Because toddlers have an inevitable habit of becoming adolescents before you can say, now where did I put my reading glasses? And you hope that the young adult heading off to college has internalized your opinions and values. The alternative, a child who can’t wait to get away from a home where she is neither valued, understood, nor appreciated, leads nowhere good.

Dig your well before you get thirsty. Work on your long-range goals rather than focusing on short-term behaviors. Specifically, a well-adjusted, happy (and exhausted) child is more likely to drift off to sleep at an appropriate time than a worried, misunderstood one. Just as foreplay begins in the morning–why would I want to be physically intimate with my spouse if they can’t put their breakfast dish in the sink?–bedtime is neither an isolated nor an unexpected event. If trust is a bucket that is filled up a drop at a time but can be emptied all at once, better start amassing those drops early.

Sleeping with a biology book under your pillow does nothing for your ability to remember the difference between mitosis and meiosis on the exam the next day. But your daughter is more aware of your values than you can possibly calculate.
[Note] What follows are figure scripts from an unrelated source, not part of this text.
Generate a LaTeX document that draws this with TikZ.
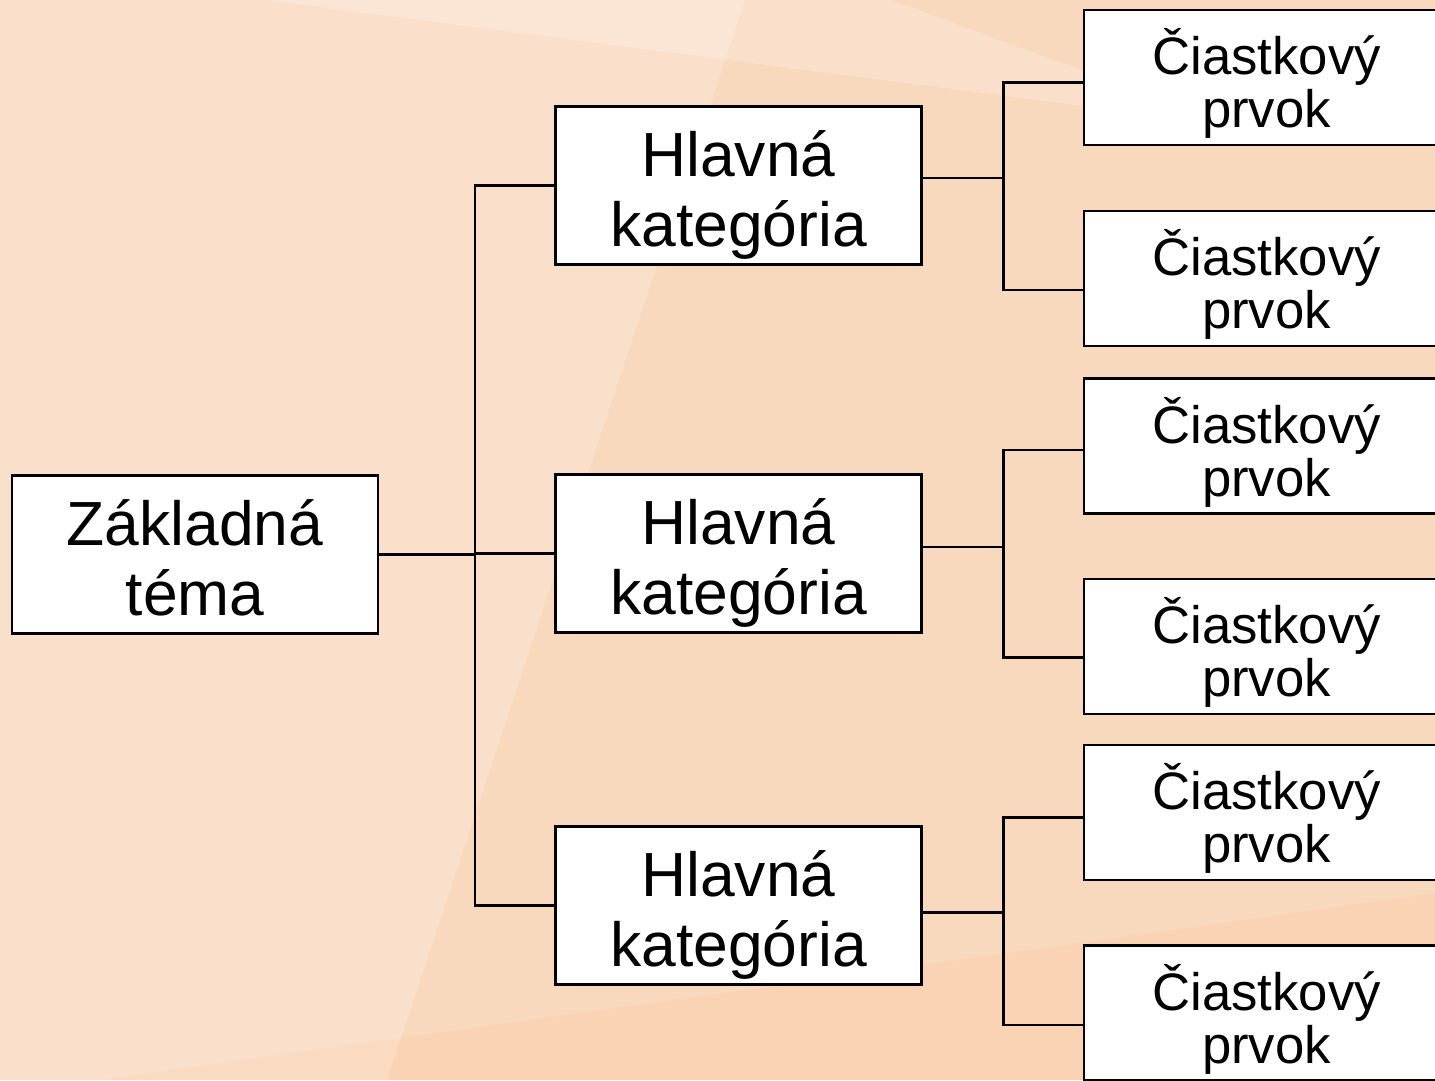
\documentclass[tikz,border=0pt]{standalone}
\usepackage{fontspec}
\setmainfont{Liberation Sans}
\usetikzlibrary{calc}

\definecolor{peach}{HTML}{F9D3B3}

\begin{document}
\begin{tikzpicture}[
    x=0.02cm, y=-0.02cm,
    box/.style={rectangle, draw, fill=white, line width=1.2pt, inner sep=0pt, align=center, text depth=0pt},
    bigbox/.style={box, minimum width=7.32cm, minimum height=3.16cm, text height=69.6pt, font=\fontsize{35.5}{40}\selectfont},
    smallbox/.style={box, minimum width=7.32cm, minimum height=2.70cm, text height=57pt, font=\fontsize{30}{30}\selectfont},
    link/.style={line width=1.2pt},
    glow/.style={white, fill opacity=0.2}
]
% Pozadie
\path[use as bounding box, clip] (0,0) rectangle (1435,1080);
\fill[peach] (0,0) rectangle (1435,1080);
\fill[white, fill opacity=0.15] (0,0) -- (1435,0) -- (1435,893) -- (0,1094) -- cycle;
\fill[glow] (0,0) -- (745,0) -- (387,1080) -- (0,1080) -- cycle;
\fill[glow] (266,0) -- (891,0) -- (1230,125) -- cycle;

% Uzly
\node[bigbox] (root) at (195,554.5) {Základná\\téma};
\node[bigbox] (cat1) at (738.5,185.5) {Hlavná\\kategória};
\node[bigbox] (cat2) at (738.5,553.5) {Hlavná\\kategória};
\node[bigbox] (cat3) at (738.5,905.5) {Hlavná\\kategória};

\node[smallbox] (sub1) at (1266.5,77.5) {Čiastkový\\prvok};
\node[smallbox] (sub2) at (1266.5,278.5) {Čiastkový\\prvok};
\node[smallbox] (sub3) at (1266.5,446) {Čiastkový\\prvok};
\node[smallbox] (sub4) at (1266.5,646.5) {Čiastkový\\prvok};
\node[smallbox] (sub5) at (1266.5,812.5) {Čiastkový\\prvok};
\node[smallbox] (sub6) at (1266.5,1013) {Čiastkový\\prvok};

% Spojnice
\draw[link] (root.east) -- ++(96,0) coordinate (trunk) |- (cat1.west);
\draw[link] (trunk) |- (cat2.west);
\draw[link] (trunk) |- (cat3.west);

\draw[link] ([yshift=0.15cm]cat1.east) -- ++(81,0) coordinate (bus1) |- ([yshift=-0.1cm]sub1.west);
\draw[link] (bus1) |- ([yshift=-0.23cm]sub2.west);
\draw[link] ([yshift=0.13cm]cat2.east) -- ++(81,0) coordinate (bus2) |- ([yshift=-0.08cm]sub3.west);
\draw[link] (bus2) |- ([yshift=-0.22cm]sub4.west);
\draw[link] ([yshift=-0.14cm]cat3.east) -- ++(81,0) coordinate (bus3) |- ([yshift=-0.1cm]sub5.west);
\draw[link] (bus3) |- ([yshift=-0.24cm]sub6.west);
\end{tikzpicture}
\end{document}
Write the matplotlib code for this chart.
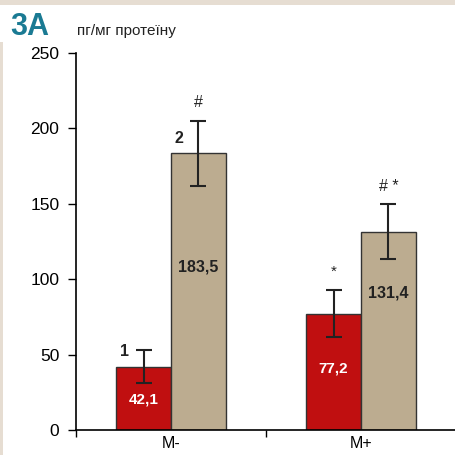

Whether or not she accepts those values is a function of whether or not she feels listened to, accepted, and believed. The first definition of osmosis has to do with molecules passing through a semipermeable membrane, but the “unconscious assimilation of ideas, knowledge” is right there in the dictionary as well. Your daughter knows what you think; whether or not she feels what you think is important has to do with how she feels about you.

If fate whispers to you, “you can’t withstand the storm,” whisper back “I am the storm.” Remember whose daughter you are and straighten your crown.

When she was little, you stood in from of her to help her withstand the storm. When she was a teenager, you stood beside her, arm in arm, to help her withstand the storm. When she is grown–and you are gone–she will still know that you were with her, forever and always, guiding her to withstand the storm.